**Task description**
Locate the word "with" in the material, then show every line that holds it.

= = = = = = =

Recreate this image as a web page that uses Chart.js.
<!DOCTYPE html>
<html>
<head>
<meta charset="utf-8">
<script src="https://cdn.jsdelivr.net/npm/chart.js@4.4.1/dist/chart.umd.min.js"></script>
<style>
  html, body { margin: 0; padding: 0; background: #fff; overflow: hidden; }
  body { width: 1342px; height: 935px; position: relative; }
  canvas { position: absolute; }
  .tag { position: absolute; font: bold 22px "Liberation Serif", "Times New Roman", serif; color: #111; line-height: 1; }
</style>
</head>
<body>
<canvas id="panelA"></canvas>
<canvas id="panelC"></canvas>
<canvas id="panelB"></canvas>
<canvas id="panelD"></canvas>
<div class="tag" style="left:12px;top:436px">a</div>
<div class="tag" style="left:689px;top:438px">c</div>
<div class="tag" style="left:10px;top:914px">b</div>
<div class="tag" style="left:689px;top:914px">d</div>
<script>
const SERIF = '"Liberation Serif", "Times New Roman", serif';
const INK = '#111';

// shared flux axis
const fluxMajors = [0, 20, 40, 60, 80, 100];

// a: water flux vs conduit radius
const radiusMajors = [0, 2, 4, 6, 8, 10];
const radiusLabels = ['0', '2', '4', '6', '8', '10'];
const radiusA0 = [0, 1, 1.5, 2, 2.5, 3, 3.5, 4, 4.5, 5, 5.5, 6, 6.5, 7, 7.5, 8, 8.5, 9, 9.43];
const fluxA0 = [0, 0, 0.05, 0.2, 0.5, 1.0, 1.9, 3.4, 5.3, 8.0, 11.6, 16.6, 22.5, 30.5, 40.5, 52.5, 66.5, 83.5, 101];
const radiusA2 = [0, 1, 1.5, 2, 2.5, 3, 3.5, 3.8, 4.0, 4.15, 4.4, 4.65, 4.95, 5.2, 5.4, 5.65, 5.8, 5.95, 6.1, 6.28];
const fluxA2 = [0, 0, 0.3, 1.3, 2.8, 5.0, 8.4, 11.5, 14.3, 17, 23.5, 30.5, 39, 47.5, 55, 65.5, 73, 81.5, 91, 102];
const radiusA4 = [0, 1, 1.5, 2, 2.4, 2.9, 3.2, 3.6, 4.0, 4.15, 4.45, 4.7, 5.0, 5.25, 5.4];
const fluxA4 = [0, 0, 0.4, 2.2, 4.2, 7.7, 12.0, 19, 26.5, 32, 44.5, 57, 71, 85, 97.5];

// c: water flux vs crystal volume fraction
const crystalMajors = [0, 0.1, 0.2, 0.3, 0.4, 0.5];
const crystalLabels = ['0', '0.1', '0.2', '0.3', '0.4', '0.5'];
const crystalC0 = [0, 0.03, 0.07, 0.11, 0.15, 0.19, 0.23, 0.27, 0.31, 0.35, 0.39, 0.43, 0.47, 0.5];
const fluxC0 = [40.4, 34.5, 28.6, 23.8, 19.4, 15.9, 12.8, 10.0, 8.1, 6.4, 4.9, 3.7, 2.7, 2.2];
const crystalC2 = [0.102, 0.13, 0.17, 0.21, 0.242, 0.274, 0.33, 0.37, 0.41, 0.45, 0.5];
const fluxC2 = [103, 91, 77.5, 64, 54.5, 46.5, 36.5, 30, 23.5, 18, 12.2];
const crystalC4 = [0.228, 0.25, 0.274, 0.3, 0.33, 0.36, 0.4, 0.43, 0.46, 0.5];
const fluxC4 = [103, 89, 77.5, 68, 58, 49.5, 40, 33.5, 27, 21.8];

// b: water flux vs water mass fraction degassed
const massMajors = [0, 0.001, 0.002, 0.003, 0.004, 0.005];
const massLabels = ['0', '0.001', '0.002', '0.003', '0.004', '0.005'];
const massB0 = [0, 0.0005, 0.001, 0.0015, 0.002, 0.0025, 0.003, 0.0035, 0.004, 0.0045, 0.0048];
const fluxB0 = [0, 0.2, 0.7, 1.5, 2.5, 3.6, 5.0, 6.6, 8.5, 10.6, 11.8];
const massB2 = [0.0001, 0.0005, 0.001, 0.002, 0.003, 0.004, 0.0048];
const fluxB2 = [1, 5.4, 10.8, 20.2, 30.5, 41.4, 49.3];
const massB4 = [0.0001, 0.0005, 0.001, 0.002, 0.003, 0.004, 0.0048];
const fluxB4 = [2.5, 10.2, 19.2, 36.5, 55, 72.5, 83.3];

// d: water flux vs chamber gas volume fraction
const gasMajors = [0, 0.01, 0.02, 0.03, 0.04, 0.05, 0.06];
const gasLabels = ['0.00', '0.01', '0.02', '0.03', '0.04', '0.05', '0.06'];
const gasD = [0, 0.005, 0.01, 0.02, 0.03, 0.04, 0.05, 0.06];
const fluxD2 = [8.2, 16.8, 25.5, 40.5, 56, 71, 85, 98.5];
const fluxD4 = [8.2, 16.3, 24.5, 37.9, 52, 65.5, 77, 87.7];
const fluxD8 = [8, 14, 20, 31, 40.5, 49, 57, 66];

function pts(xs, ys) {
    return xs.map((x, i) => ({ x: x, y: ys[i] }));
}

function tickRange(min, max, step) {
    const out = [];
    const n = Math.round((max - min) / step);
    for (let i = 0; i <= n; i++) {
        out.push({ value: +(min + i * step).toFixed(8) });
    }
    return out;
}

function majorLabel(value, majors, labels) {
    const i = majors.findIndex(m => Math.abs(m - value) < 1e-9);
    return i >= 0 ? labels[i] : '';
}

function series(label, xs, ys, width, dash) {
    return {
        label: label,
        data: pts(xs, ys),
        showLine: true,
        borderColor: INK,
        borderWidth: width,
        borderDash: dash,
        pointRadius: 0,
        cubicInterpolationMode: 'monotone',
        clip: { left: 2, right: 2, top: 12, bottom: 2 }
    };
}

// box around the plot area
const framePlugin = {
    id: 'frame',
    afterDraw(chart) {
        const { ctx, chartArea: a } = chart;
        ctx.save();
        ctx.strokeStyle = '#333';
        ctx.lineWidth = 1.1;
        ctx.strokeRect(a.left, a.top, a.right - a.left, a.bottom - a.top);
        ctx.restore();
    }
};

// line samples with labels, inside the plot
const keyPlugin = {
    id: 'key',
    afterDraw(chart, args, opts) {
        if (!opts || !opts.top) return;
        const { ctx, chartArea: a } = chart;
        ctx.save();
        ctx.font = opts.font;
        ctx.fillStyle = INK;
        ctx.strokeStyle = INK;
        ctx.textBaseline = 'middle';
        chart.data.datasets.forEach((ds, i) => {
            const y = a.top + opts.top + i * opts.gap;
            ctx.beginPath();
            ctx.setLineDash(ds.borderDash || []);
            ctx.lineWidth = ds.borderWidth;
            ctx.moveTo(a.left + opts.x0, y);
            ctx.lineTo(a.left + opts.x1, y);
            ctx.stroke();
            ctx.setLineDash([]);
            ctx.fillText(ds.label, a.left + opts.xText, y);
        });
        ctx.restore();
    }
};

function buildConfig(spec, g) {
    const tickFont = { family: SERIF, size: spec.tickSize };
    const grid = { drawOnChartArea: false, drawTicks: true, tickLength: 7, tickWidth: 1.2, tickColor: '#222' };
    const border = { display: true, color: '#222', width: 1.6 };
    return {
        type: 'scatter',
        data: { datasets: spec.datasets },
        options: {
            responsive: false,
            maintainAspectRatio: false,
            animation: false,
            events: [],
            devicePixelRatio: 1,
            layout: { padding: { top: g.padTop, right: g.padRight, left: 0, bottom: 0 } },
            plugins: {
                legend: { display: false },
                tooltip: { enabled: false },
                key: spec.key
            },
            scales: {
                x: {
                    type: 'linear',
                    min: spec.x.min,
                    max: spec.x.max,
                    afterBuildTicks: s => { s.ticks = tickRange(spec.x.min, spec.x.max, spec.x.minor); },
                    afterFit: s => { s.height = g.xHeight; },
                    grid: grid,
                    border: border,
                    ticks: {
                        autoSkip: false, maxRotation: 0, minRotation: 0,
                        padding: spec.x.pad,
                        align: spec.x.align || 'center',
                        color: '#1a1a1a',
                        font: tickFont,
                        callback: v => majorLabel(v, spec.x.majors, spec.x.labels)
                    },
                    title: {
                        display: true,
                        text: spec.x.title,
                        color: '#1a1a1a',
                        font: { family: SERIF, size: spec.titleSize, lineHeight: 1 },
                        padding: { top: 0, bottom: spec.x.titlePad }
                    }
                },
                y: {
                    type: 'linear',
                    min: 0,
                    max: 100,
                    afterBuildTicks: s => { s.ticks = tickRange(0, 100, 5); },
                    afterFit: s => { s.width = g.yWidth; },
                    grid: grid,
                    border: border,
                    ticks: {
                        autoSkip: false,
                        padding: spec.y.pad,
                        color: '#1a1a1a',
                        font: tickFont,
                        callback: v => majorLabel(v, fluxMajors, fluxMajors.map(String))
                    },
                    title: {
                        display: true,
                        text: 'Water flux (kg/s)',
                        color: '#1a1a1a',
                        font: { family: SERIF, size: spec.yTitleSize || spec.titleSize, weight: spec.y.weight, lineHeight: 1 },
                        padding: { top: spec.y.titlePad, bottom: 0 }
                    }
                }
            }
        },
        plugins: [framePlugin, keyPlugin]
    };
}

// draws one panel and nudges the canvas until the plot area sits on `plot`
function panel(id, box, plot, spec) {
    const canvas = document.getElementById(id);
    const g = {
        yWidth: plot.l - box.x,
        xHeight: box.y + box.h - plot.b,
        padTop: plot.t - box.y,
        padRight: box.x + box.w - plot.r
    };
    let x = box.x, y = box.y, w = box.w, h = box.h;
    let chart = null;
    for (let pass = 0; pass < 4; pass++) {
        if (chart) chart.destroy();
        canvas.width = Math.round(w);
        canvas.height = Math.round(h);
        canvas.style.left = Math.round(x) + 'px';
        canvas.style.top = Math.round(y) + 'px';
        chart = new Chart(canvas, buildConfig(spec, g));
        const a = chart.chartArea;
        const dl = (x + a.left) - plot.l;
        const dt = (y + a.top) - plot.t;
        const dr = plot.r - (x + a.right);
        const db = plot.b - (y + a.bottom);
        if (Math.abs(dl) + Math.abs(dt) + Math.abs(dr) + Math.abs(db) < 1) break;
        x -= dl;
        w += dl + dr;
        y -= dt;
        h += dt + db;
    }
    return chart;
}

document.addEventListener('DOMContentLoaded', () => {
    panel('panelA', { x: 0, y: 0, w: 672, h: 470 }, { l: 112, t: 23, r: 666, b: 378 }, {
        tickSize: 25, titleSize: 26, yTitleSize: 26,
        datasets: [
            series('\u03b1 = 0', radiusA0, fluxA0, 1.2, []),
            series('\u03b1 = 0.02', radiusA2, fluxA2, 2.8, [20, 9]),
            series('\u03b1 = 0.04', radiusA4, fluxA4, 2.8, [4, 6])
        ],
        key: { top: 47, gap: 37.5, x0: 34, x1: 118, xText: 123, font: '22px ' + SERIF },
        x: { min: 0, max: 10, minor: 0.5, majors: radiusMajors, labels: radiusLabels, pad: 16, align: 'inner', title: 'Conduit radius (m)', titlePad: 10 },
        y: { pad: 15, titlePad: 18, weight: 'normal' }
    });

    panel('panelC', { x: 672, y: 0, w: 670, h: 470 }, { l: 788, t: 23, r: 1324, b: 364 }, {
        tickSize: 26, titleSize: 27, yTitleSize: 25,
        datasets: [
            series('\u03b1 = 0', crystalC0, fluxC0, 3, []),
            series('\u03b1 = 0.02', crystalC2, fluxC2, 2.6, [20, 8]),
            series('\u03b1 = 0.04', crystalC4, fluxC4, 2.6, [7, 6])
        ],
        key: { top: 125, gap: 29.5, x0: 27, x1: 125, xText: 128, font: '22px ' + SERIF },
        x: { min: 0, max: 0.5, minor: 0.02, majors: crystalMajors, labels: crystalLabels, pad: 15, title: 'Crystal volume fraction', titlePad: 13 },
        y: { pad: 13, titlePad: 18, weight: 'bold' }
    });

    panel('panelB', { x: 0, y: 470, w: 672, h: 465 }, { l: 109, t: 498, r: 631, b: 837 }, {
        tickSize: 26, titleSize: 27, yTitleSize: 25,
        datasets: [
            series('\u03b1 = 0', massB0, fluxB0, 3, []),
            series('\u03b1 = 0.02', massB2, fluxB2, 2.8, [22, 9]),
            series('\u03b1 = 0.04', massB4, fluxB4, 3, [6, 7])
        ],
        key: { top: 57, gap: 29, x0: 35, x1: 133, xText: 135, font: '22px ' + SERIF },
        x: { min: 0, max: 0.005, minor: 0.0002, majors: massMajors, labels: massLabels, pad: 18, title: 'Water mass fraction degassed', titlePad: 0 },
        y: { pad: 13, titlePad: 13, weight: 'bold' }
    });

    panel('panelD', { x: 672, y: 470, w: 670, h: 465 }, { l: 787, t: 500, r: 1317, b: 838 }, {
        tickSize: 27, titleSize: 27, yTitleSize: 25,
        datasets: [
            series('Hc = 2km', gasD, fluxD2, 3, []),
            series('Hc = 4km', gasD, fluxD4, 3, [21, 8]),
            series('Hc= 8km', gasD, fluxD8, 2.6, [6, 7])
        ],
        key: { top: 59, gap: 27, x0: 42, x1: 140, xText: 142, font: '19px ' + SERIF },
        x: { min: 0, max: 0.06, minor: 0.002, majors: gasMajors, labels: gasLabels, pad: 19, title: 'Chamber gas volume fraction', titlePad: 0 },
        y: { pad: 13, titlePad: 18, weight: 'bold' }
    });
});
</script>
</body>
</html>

= = = = = = =

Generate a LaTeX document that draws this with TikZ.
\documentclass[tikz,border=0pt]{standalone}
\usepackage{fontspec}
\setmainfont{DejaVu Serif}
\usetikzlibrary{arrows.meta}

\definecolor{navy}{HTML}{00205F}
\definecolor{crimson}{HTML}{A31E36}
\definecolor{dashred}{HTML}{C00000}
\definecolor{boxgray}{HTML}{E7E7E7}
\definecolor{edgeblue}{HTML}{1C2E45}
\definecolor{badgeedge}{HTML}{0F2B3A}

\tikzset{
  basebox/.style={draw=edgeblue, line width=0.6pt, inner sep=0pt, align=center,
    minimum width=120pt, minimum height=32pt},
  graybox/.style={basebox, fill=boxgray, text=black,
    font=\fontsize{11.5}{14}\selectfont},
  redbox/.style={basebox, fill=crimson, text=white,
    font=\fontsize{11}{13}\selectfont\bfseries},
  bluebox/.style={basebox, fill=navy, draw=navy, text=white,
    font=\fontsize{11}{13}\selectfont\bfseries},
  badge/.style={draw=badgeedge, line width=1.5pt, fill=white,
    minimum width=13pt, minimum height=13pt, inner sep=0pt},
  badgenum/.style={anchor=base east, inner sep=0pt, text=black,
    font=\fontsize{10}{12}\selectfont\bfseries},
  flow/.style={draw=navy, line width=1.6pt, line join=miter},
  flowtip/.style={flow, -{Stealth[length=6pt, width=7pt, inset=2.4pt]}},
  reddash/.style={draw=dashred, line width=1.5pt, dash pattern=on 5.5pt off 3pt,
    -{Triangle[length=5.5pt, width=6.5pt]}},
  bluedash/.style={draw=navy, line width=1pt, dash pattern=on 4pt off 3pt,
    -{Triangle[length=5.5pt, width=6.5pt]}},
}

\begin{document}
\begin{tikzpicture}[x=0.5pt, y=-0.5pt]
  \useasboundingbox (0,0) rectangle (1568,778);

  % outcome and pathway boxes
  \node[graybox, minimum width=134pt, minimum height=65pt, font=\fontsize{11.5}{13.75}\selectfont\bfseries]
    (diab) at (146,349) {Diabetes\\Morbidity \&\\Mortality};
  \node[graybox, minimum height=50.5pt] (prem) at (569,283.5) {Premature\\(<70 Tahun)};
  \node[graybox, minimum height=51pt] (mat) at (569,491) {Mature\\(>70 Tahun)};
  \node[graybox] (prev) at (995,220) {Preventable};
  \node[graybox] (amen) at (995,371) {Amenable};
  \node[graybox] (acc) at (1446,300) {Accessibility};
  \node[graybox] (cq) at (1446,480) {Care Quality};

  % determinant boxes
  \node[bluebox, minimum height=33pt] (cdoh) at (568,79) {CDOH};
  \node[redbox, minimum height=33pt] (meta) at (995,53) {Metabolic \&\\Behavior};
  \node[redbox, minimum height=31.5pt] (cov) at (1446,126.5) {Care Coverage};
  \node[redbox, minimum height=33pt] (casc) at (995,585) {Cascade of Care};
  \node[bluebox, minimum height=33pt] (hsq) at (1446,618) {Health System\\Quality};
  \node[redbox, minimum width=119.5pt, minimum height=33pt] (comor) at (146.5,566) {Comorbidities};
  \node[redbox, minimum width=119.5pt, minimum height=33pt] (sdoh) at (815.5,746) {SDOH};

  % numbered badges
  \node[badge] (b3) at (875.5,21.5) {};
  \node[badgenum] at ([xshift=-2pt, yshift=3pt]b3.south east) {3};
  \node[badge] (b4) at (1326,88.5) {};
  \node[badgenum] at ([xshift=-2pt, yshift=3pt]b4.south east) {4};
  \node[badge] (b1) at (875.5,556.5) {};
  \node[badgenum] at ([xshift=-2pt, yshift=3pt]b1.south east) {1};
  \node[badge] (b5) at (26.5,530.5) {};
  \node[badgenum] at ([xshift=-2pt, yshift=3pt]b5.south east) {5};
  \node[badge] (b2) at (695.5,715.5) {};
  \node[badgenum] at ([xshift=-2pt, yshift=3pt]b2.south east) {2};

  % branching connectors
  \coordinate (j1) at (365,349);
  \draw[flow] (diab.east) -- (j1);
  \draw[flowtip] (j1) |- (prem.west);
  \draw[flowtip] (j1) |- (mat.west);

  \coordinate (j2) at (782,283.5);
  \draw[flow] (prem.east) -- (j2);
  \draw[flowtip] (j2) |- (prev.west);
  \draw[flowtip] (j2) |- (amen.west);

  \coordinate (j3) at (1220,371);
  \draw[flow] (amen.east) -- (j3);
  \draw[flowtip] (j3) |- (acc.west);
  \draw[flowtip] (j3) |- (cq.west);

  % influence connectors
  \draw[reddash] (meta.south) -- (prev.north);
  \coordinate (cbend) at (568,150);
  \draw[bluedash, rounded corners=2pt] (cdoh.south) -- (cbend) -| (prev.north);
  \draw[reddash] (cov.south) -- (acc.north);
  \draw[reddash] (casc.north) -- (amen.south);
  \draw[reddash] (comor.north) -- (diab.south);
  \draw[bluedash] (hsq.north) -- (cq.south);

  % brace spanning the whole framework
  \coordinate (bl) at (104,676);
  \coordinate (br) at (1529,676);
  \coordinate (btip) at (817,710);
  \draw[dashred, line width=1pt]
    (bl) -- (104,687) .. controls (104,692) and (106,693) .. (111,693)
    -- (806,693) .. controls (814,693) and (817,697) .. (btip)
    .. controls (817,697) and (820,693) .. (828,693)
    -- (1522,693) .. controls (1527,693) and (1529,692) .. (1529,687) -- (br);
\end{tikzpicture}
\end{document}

= = = = = = =

**Reply**
// line samples with labels, inside the plot
Generate a LaTeX document that draws this with TikZ.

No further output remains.